YOUR TASK
Copy each line that contains the word "matplotlib".

SOURCE DATA
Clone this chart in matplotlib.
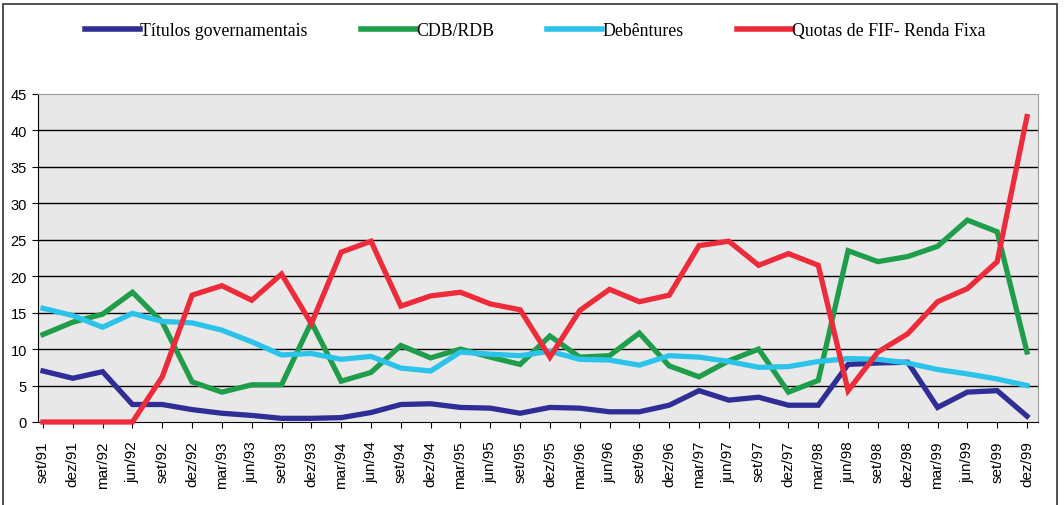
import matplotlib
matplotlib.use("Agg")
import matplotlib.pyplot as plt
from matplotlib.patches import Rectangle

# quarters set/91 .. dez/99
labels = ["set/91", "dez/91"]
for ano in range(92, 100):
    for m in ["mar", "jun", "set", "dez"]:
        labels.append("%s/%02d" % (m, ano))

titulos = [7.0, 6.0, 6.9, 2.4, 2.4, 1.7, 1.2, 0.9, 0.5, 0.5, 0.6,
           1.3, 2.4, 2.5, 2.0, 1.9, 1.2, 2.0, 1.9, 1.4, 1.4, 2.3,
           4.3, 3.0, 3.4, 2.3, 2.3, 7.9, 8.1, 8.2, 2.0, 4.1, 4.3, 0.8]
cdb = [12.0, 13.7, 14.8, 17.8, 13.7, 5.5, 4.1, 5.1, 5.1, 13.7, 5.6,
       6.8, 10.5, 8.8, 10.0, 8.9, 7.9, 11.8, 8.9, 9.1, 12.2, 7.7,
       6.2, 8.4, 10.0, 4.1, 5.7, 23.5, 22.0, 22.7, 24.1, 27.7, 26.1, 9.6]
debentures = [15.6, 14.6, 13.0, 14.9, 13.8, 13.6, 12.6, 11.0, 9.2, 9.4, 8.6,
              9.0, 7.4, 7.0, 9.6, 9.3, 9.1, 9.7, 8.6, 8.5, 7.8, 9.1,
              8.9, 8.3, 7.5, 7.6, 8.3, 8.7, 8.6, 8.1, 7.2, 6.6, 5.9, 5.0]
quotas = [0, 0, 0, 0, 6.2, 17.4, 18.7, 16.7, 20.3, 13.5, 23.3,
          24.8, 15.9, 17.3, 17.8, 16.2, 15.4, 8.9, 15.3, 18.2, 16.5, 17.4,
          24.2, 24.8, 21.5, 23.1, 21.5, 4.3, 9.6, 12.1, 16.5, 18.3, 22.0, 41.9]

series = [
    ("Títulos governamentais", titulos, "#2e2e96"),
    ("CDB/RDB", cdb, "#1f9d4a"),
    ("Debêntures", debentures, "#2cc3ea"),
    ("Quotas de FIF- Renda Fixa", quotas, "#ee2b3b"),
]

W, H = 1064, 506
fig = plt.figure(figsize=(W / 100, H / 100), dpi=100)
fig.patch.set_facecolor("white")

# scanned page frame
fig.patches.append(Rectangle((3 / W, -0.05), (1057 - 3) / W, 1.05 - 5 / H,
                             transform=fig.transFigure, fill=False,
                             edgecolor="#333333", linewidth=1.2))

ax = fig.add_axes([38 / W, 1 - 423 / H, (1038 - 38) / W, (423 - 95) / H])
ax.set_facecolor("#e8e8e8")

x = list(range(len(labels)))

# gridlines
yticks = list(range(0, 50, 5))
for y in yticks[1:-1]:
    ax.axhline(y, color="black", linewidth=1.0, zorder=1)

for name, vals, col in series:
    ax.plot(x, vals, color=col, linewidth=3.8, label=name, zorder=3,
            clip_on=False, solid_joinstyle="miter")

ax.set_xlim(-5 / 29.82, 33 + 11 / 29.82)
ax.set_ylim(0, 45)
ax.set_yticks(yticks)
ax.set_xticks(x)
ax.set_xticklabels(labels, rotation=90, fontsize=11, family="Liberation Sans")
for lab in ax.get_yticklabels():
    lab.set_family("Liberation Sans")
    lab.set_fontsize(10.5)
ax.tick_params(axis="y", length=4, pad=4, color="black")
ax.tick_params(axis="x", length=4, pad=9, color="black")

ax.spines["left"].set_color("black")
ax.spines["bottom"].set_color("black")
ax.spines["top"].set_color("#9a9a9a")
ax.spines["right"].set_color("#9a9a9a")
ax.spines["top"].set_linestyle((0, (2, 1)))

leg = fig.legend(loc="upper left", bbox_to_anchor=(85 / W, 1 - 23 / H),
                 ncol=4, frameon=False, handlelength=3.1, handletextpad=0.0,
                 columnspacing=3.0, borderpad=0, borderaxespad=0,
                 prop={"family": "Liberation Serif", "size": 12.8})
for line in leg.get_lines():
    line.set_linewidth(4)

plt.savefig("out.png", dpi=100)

IN RESPONSE
Clone this chart in matplotlib.
import matplotlib
matplotlib.use("Agg")
import matplotlib.pyplot as plt
from matplotlib.patches import Rectangle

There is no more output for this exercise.